Short exercise
Print the records below exactly, from the line containing "Emit a Python" down to the line containing "x_lo, x_hi, n_bins = 0.5, 2.4, 250", both lines included, and omit every picture.

Exercise input
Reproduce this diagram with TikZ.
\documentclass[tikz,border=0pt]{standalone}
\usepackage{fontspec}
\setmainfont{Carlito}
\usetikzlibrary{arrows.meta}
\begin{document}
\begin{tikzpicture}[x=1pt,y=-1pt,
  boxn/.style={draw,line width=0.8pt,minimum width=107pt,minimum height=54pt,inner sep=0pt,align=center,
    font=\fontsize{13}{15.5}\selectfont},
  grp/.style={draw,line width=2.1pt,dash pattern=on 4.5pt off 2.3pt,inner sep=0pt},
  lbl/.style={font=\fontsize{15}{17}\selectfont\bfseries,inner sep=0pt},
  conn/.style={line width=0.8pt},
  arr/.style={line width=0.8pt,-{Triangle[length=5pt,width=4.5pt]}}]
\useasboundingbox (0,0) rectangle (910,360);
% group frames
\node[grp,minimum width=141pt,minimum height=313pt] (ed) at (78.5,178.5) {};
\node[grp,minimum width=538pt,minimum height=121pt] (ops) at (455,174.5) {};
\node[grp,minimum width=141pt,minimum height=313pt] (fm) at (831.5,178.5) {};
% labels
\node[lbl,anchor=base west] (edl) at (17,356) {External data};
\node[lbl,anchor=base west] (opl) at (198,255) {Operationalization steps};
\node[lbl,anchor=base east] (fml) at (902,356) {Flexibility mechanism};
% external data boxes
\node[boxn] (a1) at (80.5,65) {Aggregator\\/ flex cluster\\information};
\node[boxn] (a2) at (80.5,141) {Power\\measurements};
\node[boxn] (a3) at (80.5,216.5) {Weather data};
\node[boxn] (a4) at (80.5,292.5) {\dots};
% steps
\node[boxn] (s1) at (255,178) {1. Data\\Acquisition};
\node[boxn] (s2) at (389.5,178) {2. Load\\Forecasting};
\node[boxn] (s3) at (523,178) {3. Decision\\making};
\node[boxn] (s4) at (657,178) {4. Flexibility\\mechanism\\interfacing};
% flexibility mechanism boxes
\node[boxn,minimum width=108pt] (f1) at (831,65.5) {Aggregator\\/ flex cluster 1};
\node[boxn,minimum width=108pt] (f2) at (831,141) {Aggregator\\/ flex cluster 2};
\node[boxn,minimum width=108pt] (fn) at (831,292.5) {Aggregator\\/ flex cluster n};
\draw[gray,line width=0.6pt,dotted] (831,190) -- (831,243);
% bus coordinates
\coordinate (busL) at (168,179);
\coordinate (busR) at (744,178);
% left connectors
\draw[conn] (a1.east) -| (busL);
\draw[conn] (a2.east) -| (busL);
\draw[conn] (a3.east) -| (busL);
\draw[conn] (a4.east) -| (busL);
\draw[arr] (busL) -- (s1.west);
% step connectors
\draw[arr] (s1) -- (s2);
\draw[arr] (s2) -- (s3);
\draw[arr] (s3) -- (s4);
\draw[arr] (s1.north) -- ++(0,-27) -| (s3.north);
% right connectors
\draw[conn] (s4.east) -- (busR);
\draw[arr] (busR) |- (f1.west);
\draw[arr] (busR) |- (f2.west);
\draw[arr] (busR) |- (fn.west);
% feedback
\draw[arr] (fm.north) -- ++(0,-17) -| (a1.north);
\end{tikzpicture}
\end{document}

--

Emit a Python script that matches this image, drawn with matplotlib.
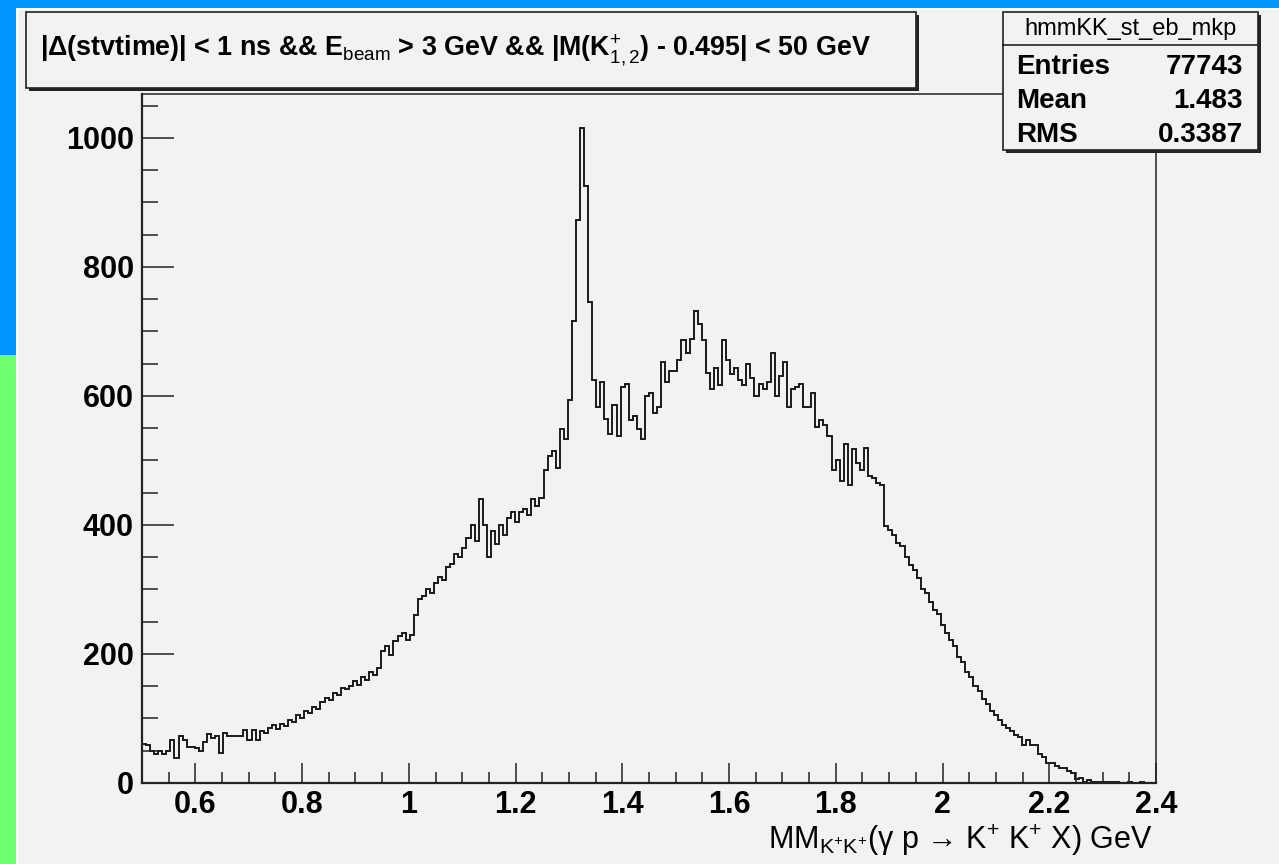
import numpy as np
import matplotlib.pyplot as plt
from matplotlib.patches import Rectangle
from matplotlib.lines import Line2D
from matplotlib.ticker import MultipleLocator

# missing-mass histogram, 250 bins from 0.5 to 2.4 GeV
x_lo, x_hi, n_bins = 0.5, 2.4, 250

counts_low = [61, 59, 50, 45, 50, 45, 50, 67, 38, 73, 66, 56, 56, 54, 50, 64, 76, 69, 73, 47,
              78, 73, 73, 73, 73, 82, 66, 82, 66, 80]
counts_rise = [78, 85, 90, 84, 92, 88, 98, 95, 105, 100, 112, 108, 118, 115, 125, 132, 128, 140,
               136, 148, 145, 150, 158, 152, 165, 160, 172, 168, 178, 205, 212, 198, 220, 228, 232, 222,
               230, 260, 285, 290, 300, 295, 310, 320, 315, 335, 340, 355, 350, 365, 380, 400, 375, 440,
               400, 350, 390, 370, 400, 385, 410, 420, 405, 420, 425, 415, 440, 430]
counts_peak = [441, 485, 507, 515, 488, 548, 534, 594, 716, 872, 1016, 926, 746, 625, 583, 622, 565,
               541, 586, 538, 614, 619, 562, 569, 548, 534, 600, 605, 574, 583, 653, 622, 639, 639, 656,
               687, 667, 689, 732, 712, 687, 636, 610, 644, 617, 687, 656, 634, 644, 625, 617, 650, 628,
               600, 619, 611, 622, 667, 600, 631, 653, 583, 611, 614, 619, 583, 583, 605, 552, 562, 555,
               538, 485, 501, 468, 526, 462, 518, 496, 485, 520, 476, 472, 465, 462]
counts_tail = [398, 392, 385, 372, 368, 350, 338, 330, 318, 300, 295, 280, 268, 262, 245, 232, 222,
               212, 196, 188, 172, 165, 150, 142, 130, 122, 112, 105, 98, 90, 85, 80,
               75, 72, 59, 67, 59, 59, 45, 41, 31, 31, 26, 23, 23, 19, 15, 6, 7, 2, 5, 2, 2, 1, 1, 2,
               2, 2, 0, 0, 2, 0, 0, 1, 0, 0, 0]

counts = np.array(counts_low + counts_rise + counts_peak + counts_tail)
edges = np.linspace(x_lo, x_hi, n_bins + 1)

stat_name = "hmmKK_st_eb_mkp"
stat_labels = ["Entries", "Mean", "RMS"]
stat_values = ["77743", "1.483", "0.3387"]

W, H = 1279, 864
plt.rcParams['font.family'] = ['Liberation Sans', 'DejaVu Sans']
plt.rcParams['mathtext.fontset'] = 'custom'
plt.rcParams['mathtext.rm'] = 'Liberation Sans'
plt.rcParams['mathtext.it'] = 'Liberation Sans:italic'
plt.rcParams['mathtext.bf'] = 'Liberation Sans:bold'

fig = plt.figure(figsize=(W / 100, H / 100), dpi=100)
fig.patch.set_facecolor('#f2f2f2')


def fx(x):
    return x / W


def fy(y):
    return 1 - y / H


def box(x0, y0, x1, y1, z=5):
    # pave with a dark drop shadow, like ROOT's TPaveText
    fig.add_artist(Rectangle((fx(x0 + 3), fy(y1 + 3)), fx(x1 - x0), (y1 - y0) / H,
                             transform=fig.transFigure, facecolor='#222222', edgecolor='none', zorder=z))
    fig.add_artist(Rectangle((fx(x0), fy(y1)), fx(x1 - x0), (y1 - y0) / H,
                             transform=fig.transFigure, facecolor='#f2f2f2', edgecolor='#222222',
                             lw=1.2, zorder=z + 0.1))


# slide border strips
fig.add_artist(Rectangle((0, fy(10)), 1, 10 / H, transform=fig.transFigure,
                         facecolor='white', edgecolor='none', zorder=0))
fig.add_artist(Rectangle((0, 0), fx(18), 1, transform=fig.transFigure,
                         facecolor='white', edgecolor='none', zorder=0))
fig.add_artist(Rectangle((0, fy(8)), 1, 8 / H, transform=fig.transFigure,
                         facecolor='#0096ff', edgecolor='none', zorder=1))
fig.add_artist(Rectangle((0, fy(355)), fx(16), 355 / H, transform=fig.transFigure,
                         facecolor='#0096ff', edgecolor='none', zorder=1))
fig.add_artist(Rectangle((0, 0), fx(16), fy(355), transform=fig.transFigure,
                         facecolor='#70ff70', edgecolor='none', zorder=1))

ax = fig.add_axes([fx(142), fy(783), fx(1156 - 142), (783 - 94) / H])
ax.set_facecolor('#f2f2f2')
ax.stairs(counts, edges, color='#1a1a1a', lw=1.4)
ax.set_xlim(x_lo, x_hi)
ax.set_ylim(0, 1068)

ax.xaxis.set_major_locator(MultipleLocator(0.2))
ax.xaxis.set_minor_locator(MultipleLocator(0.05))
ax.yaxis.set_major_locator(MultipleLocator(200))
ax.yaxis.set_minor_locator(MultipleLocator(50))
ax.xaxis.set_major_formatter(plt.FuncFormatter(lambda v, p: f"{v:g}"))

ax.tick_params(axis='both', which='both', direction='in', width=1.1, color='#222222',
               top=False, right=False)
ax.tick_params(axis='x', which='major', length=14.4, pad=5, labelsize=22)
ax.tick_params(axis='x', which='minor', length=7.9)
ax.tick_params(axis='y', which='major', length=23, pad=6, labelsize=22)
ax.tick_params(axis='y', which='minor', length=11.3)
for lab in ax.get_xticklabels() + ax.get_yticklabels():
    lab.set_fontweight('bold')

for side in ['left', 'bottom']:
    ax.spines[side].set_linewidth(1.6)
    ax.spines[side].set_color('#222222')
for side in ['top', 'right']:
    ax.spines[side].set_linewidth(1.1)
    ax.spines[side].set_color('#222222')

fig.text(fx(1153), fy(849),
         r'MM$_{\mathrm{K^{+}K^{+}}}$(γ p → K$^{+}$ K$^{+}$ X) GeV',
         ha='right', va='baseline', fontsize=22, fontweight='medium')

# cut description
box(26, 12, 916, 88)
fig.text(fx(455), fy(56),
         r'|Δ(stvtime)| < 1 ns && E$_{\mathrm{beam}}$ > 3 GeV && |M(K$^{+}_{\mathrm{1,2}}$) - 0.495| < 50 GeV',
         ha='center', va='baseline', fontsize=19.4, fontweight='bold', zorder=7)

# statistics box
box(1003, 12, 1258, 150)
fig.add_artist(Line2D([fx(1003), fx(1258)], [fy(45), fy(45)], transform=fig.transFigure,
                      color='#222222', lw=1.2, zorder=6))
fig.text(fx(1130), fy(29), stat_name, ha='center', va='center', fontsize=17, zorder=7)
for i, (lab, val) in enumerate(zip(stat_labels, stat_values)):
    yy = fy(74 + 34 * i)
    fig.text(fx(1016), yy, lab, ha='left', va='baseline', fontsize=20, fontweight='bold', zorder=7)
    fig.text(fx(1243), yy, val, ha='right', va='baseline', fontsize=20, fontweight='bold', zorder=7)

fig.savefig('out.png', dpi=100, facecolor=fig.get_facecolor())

---

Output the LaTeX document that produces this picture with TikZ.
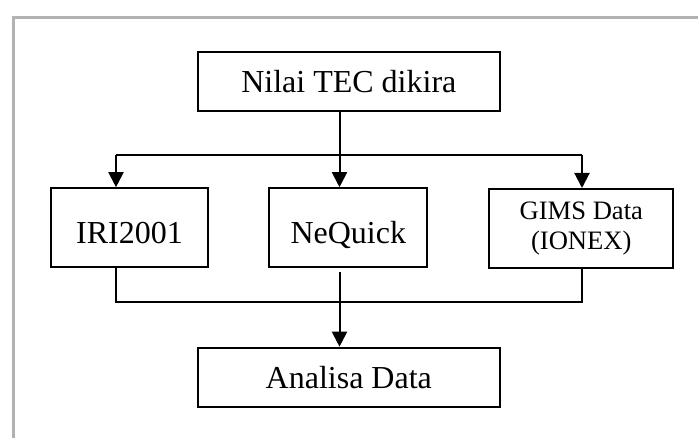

Output for this exercise
Emit a Python script that matches this image, drawn with matplotlib.
import numpy as np
import matplotlib.pyplot as plt
from matplotlib.patches import Rectangle
from matplotlib.lines import Line2D
from matplotlib.ticker import MultipleLocator

# missing-mass histogram, 250 bins from 0.5 to 2.4 GeV
x_lo, x_hi, n_bins = 0.5, 2.4, 250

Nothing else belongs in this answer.